Task to carry out
Starting at the first line of the listing below, repeat each line up to and including the one containing "const ref = useRef<HTMLCanvasElement". Leave out pictures.

Given entries
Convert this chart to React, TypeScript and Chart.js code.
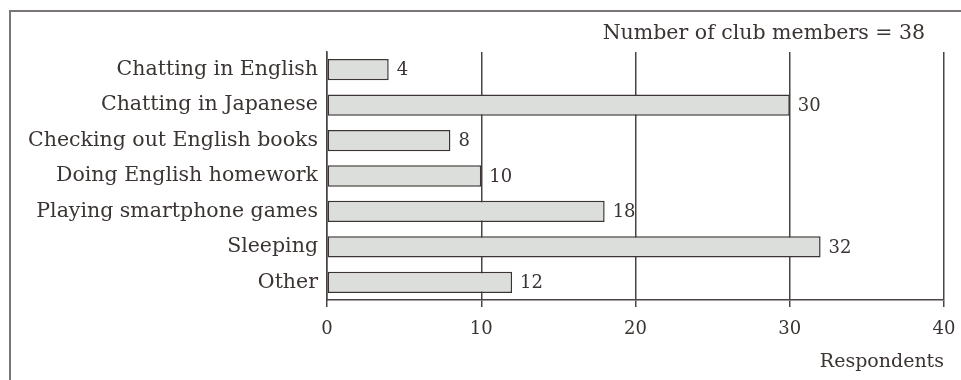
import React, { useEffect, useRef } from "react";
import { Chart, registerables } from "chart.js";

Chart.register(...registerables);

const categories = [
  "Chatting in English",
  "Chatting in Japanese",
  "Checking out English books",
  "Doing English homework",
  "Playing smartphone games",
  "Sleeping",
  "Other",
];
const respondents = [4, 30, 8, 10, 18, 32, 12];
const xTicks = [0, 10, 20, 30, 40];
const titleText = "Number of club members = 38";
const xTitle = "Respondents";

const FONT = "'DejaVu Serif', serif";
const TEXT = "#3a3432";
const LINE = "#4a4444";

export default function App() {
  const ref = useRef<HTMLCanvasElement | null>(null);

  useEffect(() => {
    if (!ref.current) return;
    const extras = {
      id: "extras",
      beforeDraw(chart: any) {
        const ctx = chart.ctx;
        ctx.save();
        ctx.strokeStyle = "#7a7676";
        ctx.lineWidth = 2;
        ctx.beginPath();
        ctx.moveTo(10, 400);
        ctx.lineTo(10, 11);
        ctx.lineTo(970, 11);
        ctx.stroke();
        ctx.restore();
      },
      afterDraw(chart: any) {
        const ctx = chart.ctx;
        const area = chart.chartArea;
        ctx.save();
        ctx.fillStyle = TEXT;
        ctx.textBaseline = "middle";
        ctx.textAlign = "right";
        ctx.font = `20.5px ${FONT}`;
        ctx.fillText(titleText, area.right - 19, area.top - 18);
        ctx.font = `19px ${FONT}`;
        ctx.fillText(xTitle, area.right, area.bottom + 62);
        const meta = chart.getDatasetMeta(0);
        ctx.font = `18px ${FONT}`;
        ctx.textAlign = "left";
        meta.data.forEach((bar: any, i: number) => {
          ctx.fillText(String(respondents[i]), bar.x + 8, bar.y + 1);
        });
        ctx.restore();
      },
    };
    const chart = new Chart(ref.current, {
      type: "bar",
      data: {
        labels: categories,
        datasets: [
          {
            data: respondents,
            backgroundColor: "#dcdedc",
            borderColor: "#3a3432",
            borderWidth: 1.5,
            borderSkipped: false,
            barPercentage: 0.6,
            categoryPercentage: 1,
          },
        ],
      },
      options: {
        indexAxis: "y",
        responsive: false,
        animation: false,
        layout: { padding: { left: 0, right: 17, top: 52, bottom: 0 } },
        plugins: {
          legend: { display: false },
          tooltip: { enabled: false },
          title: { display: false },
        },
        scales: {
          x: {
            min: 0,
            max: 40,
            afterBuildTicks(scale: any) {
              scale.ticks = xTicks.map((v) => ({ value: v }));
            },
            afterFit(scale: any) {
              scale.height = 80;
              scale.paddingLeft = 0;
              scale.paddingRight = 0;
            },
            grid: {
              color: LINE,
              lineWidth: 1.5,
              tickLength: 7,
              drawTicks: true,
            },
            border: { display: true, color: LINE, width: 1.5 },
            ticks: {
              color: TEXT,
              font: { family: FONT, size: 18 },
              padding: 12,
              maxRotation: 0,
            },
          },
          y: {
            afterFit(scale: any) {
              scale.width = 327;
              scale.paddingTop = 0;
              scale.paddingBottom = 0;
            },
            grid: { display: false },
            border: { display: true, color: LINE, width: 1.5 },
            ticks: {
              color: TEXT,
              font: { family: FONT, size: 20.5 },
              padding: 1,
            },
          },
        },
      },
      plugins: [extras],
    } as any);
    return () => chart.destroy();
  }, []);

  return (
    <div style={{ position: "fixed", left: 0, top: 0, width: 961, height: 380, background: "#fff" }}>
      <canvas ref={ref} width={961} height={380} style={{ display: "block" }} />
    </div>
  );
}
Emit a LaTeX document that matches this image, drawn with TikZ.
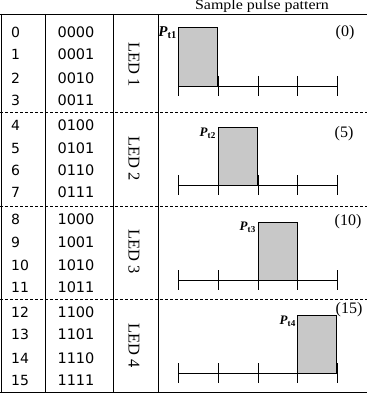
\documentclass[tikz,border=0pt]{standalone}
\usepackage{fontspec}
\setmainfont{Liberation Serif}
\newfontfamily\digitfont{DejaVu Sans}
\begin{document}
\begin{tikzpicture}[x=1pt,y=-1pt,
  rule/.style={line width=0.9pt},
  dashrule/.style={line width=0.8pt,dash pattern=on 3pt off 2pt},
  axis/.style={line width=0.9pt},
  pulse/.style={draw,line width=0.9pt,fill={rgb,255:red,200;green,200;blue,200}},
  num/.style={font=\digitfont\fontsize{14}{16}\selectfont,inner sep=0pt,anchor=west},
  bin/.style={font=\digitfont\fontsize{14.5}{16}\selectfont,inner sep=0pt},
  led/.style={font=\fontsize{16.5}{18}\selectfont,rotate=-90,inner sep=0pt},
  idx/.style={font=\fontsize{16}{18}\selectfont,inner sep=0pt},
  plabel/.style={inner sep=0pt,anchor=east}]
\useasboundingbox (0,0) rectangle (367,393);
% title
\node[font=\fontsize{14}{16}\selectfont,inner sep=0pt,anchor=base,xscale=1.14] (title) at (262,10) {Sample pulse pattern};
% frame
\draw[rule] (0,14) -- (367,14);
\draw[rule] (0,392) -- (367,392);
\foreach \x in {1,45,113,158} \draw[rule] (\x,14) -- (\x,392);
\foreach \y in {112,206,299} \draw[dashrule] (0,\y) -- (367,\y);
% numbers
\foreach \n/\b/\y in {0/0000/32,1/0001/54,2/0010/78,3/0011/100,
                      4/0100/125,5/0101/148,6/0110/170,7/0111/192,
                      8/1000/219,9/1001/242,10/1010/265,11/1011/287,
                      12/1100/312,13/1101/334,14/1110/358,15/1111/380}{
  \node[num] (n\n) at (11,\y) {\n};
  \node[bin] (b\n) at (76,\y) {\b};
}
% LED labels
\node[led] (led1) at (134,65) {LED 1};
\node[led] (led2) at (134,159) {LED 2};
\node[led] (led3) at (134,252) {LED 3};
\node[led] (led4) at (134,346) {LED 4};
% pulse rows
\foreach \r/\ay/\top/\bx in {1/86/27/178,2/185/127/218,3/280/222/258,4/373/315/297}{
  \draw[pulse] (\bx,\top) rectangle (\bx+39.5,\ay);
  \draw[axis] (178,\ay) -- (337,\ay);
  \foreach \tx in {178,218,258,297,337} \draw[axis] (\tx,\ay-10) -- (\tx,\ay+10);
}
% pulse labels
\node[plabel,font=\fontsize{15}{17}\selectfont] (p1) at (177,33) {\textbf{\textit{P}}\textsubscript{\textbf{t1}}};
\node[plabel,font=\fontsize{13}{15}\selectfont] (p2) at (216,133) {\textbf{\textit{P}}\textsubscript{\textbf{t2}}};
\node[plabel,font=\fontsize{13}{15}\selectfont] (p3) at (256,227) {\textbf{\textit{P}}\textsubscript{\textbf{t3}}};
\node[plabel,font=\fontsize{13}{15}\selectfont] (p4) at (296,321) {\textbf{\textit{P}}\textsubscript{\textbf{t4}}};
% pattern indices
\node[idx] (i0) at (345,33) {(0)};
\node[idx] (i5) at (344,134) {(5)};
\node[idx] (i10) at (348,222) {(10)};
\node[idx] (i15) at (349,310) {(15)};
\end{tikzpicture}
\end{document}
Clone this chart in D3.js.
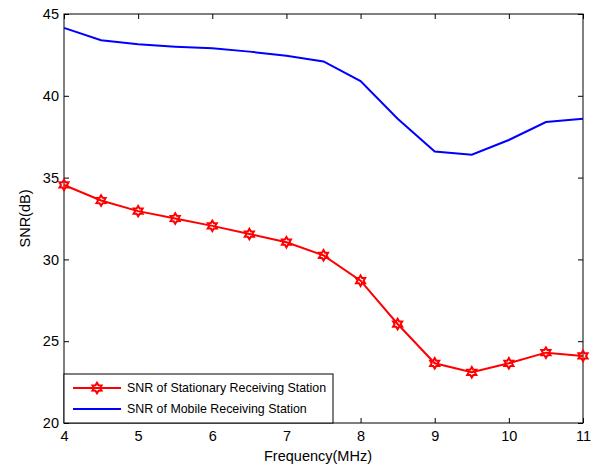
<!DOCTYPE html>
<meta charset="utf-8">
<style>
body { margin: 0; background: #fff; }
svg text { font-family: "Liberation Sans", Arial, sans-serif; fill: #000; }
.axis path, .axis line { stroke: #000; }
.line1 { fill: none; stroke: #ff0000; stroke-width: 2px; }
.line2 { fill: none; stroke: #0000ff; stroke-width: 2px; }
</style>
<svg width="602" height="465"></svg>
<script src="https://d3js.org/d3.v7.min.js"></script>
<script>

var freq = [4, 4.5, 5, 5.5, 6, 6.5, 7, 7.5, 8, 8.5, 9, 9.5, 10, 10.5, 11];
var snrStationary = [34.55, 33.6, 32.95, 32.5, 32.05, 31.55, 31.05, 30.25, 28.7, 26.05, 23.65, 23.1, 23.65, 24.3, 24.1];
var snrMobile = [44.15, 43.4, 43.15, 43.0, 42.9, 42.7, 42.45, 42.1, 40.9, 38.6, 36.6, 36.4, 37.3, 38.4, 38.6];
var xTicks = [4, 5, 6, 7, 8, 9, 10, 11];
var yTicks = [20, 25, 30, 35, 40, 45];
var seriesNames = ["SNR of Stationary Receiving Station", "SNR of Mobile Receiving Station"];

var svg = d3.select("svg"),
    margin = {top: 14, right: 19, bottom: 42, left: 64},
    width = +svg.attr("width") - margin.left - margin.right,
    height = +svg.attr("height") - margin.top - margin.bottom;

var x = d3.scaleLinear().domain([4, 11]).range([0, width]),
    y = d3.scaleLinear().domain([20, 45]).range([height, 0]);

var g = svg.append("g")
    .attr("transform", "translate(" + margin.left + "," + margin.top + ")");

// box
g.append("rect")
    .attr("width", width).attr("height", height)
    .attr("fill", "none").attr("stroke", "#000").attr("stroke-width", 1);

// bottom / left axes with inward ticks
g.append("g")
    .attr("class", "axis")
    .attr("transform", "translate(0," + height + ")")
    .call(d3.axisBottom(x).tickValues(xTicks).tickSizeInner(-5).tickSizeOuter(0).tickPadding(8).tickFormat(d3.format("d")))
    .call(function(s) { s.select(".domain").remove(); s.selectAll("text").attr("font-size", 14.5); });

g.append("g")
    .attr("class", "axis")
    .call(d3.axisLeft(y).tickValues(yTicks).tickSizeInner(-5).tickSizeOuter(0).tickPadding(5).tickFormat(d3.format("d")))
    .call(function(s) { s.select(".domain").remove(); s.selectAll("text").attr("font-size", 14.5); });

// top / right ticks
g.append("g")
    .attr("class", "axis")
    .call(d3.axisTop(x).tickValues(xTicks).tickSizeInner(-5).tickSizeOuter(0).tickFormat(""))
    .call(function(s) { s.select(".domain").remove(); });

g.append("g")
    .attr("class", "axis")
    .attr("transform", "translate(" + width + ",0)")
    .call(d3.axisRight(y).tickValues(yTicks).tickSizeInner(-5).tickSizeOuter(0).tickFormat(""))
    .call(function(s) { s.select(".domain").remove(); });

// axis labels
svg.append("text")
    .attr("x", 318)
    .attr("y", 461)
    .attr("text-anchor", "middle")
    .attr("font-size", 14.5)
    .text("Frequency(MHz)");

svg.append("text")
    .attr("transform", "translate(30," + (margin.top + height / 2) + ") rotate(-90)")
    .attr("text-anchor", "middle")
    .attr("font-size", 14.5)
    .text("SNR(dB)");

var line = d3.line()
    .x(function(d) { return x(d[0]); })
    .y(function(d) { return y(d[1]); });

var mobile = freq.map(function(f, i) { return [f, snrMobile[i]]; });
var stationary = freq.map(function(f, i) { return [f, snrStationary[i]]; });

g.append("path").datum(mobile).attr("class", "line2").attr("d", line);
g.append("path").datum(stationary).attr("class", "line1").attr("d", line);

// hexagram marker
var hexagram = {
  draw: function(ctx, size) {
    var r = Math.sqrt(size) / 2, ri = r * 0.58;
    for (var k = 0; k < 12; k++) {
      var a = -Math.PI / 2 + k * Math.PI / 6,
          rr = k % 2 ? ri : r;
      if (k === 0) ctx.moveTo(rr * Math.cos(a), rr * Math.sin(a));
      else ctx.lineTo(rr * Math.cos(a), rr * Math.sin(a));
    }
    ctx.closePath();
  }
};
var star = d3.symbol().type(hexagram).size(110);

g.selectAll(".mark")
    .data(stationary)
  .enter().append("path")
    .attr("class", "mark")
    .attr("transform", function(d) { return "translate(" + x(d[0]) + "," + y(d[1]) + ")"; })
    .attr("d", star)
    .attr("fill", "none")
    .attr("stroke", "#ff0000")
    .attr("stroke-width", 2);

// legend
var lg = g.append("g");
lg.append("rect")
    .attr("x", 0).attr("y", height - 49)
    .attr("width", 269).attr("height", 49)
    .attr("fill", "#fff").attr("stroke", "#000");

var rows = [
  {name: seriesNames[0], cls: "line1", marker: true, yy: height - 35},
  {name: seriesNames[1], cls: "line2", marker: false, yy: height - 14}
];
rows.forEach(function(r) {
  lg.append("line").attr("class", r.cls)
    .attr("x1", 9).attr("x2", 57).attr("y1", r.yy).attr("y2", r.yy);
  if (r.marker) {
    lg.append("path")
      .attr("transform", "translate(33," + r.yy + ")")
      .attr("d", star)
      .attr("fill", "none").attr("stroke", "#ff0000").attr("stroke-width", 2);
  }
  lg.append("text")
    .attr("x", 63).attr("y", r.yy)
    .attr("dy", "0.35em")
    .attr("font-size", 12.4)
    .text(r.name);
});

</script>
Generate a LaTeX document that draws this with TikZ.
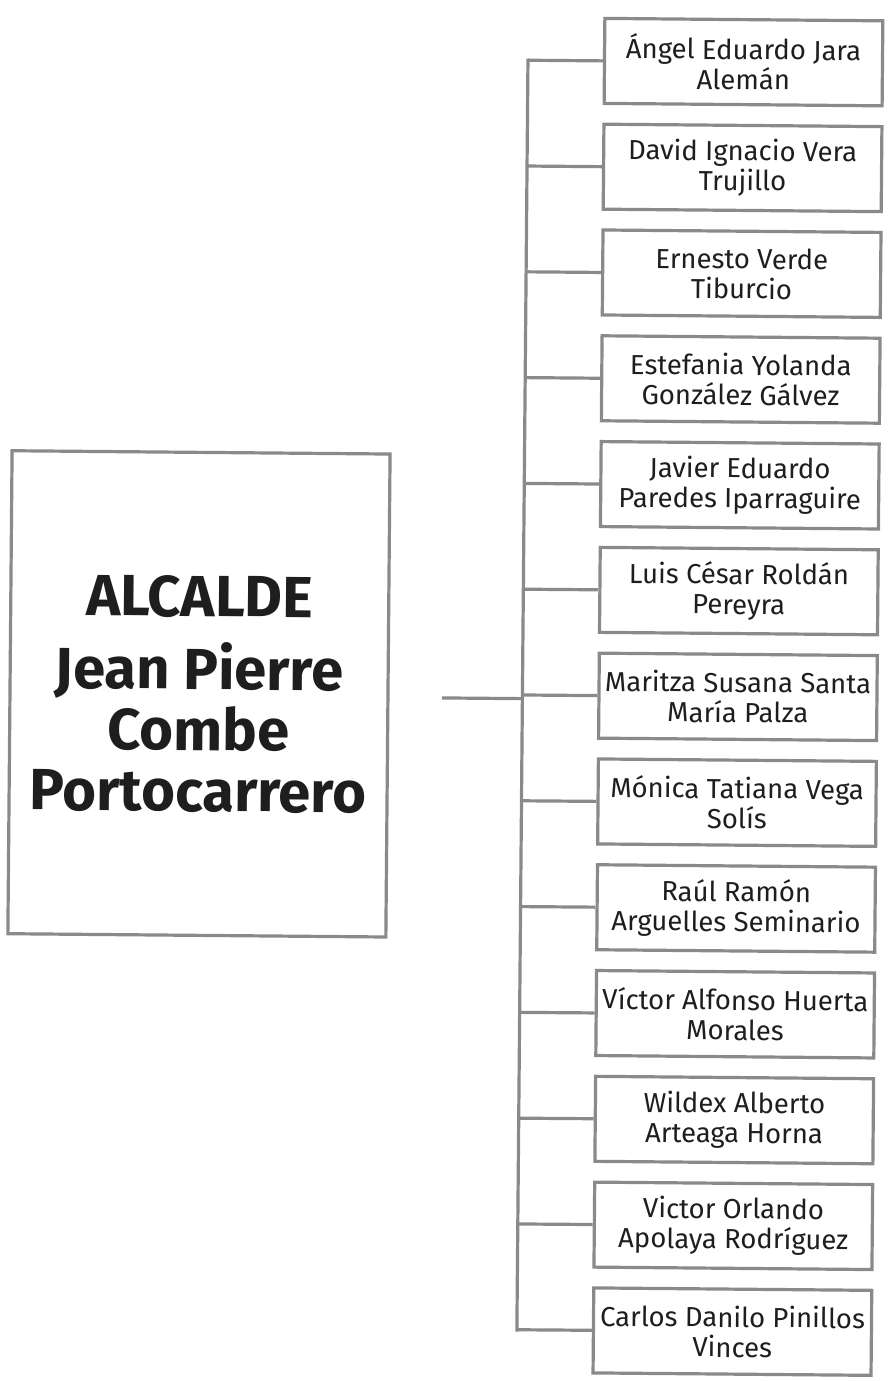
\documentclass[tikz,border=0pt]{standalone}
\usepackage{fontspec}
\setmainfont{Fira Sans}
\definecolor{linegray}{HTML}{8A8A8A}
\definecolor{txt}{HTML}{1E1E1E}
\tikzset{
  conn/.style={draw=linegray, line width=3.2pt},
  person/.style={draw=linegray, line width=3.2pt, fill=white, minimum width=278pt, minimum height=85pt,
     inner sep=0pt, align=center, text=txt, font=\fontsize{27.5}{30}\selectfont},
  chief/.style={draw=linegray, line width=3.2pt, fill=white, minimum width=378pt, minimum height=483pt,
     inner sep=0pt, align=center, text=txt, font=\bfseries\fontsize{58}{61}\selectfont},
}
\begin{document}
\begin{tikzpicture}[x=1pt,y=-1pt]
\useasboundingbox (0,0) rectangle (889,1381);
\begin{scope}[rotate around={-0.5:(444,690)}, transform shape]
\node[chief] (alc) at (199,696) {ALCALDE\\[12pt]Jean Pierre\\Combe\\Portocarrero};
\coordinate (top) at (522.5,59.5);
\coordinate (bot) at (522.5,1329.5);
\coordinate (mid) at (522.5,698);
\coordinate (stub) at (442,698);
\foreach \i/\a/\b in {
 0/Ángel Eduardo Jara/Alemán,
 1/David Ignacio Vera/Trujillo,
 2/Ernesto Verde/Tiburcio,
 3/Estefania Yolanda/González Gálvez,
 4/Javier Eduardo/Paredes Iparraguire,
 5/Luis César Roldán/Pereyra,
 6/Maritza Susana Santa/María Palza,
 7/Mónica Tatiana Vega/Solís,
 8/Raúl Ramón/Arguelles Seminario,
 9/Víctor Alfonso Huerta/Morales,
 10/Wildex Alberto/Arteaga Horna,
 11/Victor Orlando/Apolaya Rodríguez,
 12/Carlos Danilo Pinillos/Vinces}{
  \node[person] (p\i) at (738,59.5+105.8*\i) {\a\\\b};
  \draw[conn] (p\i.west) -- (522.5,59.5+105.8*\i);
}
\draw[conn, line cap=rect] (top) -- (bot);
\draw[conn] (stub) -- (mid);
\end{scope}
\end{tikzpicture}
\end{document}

Result below
Convert this chart to React, TypeScript and Chart.js code.
import React, { useEffect, useRef } from "react";
import { Chart, registerables } from "chart.js";

Chart.register(...registerables);

const categories = [
  "Chatting in English",
  "Chatting in Japanese",
  "Checking out English books",
  "Doing English homework",
  "Playing smartphone games",
  "Sleeping",
  "Other",
];
const respondents = [4, 30, 8, 10, 18, 32, 12];
const xTicks = [0, 10, 20, 30, 40];
const titleText = "Number of club members = 38";
const xTitle = "Respondents";

const FONT = "'DejaVu Serif', serif";
const TEXT = "#3a3432";
const LINE = "#4a4444";

export default function App() {
  const ref = useRef<HTMLCanvasElement | null>(null);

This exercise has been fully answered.